**Stated exercise**
Retype, exactly as written, every line from the one containing "Clone this chart in matplotlib." down to the one containing "ax = fig.add_axes([0.0985, 0.1045, 0.8905, 0.8225])", including both, and nothing else.

**Working data**
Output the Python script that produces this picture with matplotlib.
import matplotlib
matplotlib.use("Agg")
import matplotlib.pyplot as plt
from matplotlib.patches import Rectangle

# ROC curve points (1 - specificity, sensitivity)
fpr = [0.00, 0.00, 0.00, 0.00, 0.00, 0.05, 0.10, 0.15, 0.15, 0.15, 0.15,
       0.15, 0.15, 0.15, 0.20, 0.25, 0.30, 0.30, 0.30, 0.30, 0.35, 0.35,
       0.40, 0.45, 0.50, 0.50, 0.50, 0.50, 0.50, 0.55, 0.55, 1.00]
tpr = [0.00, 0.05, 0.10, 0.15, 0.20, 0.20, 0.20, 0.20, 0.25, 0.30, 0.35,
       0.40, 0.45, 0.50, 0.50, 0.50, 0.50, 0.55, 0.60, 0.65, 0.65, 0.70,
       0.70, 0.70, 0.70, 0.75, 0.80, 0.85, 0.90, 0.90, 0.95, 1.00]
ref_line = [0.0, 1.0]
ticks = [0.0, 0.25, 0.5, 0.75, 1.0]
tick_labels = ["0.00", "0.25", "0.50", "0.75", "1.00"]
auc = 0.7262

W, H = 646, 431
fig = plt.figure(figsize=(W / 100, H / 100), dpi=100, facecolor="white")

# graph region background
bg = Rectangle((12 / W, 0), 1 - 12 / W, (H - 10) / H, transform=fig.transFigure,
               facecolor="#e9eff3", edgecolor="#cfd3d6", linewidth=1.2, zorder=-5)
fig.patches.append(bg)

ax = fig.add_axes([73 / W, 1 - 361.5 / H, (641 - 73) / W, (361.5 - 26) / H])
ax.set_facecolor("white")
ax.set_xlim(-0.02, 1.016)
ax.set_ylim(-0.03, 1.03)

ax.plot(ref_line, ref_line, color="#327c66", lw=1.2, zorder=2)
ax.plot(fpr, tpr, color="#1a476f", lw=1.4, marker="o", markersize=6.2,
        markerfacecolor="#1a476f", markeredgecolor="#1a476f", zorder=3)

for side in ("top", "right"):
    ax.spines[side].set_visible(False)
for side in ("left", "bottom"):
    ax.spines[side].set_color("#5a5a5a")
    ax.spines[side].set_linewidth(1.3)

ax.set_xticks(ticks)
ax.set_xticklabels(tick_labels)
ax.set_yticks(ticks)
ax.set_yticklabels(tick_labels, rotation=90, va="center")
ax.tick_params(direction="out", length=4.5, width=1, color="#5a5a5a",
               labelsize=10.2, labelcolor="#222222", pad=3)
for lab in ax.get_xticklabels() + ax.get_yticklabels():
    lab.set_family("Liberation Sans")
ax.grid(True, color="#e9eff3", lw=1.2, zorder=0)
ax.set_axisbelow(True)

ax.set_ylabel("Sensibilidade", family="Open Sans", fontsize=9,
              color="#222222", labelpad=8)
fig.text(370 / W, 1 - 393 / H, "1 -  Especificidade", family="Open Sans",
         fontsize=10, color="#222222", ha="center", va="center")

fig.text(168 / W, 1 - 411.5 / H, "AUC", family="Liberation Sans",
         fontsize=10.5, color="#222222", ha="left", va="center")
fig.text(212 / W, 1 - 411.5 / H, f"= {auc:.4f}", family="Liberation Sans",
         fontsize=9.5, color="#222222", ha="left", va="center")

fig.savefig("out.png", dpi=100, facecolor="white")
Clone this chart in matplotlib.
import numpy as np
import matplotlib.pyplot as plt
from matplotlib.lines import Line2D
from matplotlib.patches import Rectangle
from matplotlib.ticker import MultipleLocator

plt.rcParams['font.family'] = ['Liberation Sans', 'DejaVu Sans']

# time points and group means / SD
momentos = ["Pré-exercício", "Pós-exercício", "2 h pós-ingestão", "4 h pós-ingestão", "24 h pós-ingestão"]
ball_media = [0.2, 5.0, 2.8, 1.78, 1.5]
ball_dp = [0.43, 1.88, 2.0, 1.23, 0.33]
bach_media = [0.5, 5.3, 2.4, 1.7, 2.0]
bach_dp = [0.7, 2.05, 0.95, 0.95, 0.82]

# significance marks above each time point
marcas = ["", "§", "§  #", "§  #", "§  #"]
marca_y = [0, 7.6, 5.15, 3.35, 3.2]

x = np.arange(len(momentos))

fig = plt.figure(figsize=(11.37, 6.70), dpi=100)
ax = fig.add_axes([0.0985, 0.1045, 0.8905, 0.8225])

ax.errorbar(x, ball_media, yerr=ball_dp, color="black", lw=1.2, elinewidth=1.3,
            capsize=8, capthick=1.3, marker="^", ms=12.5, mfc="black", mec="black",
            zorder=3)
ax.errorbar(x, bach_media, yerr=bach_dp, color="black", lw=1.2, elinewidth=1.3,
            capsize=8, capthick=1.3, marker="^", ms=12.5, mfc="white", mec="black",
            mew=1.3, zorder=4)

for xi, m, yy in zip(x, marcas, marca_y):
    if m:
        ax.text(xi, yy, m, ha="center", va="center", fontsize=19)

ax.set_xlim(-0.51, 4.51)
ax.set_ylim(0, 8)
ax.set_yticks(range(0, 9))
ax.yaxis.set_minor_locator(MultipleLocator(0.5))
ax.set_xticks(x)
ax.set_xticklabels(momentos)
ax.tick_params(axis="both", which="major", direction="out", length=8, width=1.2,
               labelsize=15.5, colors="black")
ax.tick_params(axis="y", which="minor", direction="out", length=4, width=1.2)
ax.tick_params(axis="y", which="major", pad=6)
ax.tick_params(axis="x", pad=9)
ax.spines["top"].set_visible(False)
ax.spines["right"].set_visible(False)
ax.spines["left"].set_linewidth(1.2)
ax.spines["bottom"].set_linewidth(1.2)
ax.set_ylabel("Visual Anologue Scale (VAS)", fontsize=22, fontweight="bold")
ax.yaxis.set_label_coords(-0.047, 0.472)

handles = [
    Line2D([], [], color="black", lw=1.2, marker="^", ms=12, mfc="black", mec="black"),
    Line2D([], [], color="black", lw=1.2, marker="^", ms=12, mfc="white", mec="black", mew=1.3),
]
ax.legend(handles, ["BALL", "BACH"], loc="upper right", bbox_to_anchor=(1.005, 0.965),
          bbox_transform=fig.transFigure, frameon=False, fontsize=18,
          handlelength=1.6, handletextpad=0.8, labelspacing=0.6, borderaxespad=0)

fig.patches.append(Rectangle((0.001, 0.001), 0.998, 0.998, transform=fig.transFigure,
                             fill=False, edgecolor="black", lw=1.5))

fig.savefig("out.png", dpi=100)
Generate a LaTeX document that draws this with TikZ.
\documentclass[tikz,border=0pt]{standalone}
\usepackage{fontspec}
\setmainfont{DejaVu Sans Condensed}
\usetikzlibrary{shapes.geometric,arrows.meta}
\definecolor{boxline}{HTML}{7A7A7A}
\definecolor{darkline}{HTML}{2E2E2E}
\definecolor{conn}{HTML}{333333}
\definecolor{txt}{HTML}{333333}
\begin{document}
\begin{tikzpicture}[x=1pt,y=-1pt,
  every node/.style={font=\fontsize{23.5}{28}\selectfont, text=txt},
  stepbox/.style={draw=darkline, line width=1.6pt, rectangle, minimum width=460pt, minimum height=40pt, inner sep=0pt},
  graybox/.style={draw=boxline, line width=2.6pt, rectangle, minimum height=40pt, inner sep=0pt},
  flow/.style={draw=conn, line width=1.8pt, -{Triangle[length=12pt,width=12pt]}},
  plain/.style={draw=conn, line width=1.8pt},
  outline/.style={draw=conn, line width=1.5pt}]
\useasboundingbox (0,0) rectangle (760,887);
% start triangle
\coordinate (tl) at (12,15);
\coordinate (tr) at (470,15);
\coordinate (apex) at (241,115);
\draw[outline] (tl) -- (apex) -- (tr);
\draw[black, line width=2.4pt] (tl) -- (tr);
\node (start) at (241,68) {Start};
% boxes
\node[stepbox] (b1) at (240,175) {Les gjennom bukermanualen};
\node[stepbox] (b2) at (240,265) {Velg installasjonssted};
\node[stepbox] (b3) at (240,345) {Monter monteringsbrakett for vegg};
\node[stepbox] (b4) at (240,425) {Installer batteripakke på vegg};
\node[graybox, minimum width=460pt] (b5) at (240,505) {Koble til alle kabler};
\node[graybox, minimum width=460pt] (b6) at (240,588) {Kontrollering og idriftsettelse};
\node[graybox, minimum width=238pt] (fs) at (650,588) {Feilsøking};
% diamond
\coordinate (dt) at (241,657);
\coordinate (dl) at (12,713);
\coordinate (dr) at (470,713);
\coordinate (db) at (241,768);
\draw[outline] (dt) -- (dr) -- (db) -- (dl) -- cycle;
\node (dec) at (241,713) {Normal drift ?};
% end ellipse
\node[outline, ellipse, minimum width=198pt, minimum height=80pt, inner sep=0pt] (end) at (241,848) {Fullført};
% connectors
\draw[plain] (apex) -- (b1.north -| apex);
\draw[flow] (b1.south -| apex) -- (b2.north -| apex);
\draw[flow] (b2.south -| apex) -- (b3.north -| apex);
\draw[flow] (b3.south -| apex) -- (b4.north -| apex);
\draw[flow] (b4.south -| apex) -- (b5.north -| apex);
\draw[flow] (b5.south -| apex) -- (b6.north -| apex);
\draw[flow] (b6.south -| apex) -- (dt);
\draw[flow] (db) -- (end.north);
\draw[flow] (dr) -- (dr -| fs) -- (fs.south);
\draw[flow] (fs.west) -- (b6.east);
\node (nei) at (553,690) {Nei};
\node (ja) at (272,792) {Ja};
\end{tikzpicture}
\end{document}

**Result for this task**
Clone this chart in matplotlib.
import numpy as np
import matplotlib.pyplot as plt
from matplotlib.lines import Line2D
from matplotlib.patches import Rectangle
from matplotlib.ticker import MultipleLocator

plt.rcParams['font.family'] = ['Liberation Sans', 'DejaVu Sans']

# time points and group means / SD
momentos = ["Pré-exercício", "Pós-exercício", "2 h pós-ingestão", "4 h pós-ingestão", "24 h pós-ingestão"]
ball_media = [0.2, 5.0, 2.8, 1.78, 1.5]
ball_dp = [0.43, 1.88, 2.0, 1.23, 0.33]
bach_media = [0.5, 5.3, 2.4, 1.7, 2.0]
bach_dp = [0.7, 2.05, 0.95, 0.95, 0.82]

# significance marks above each time point
marcas = ["", "§", "§  #", "§  #", "§  #"]
marca_y = [0, 7.6, 5.15, 3.35, 3.2]

x = np.arange(len(momentos))

fig = plt.figure(figsize=(11.37, 6.70), dpi=100)
ax = fig.add_axes([0.0985, 0.1045, 0.8905, 0.8225])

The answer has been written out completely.